Using Biostrings I get the warning:
In .Call2("fasta_index", filexp_list, nrec, skip, seek.first.rec, :
reading FASTA file /opt/share/blastdb/uniprotkb/FASTA/uniprot_sprot.fasta: ignored 68720968 invalid one-letter sequence codes
Possibly the bug has to do with this message?
I cannot easily reproduce the bug. I try to explain with an example:
Take the Uniprot/Swissprot gene accession Q5V0J7. The AA-Sequence read in with Biostrings is both shorter and thus not identical with the original one, found in the Fasta-File. As I said, I confirmed that manually and by comparison with the sequence read in with seqinr::read.fasta.
However, if I copy paste the part of Swissprot only containing Q5V0J7 thenBiostrings reads in the sequence correctly.
I am using Biostrings version 2.38.4 in R 3.2.0 on Debian Wheezy.
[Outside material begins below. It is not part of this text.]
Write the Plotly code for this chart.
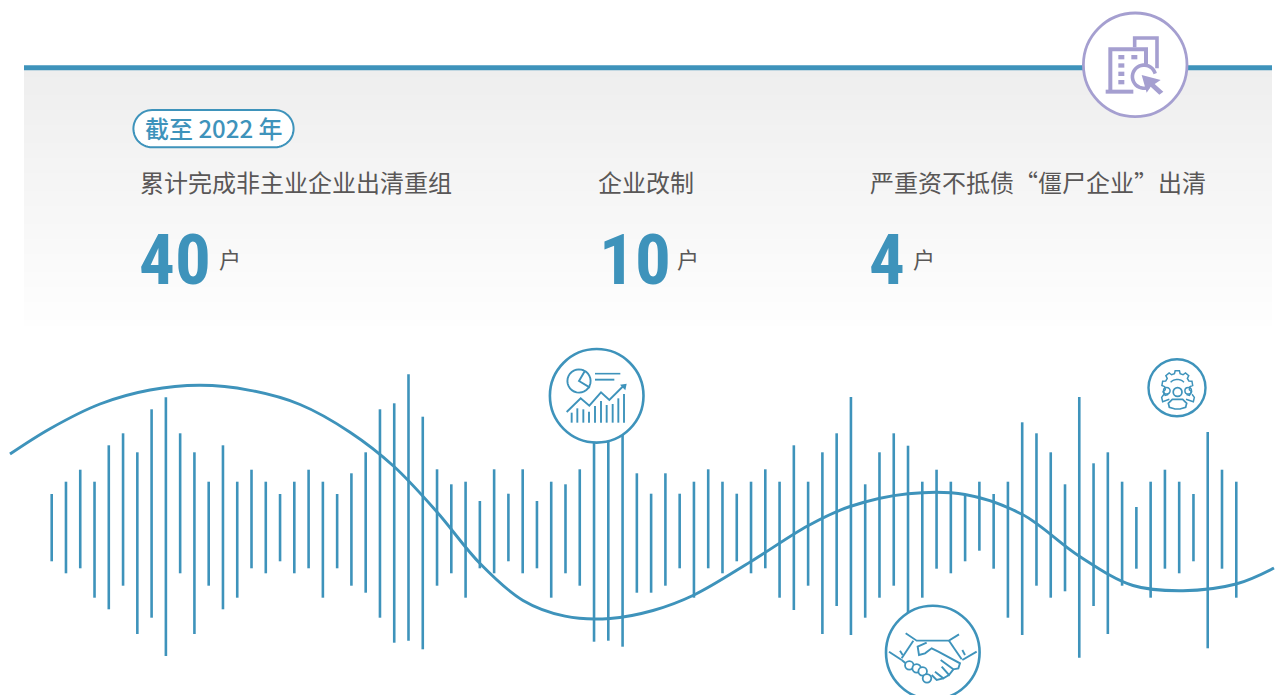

My package has the following DESCRIPTION file:
Title: Computes performance scores of AHRD and its competitors based on the F1-
Score. DO READ THE README FILE FOR INSTRUCTIONS
Author: Dr. Asis Hallab
Maintainer: Dr. Asis Hallab <firstname.lastname@example.org>
Description: Computes performance scores of AHRD and its competitors based on
the F1-Score. DO READ THE README FILE FOR INSTRUCTIONS
R (>= 3.2.0),
Rcpp (>= 0.12.3),
RMySQL (>= 0.10.8),
data.table (>= 1.9.6),
Biostrings (>= 2.38.4)
I hope this helps you.
Thank you very much and have a nice day!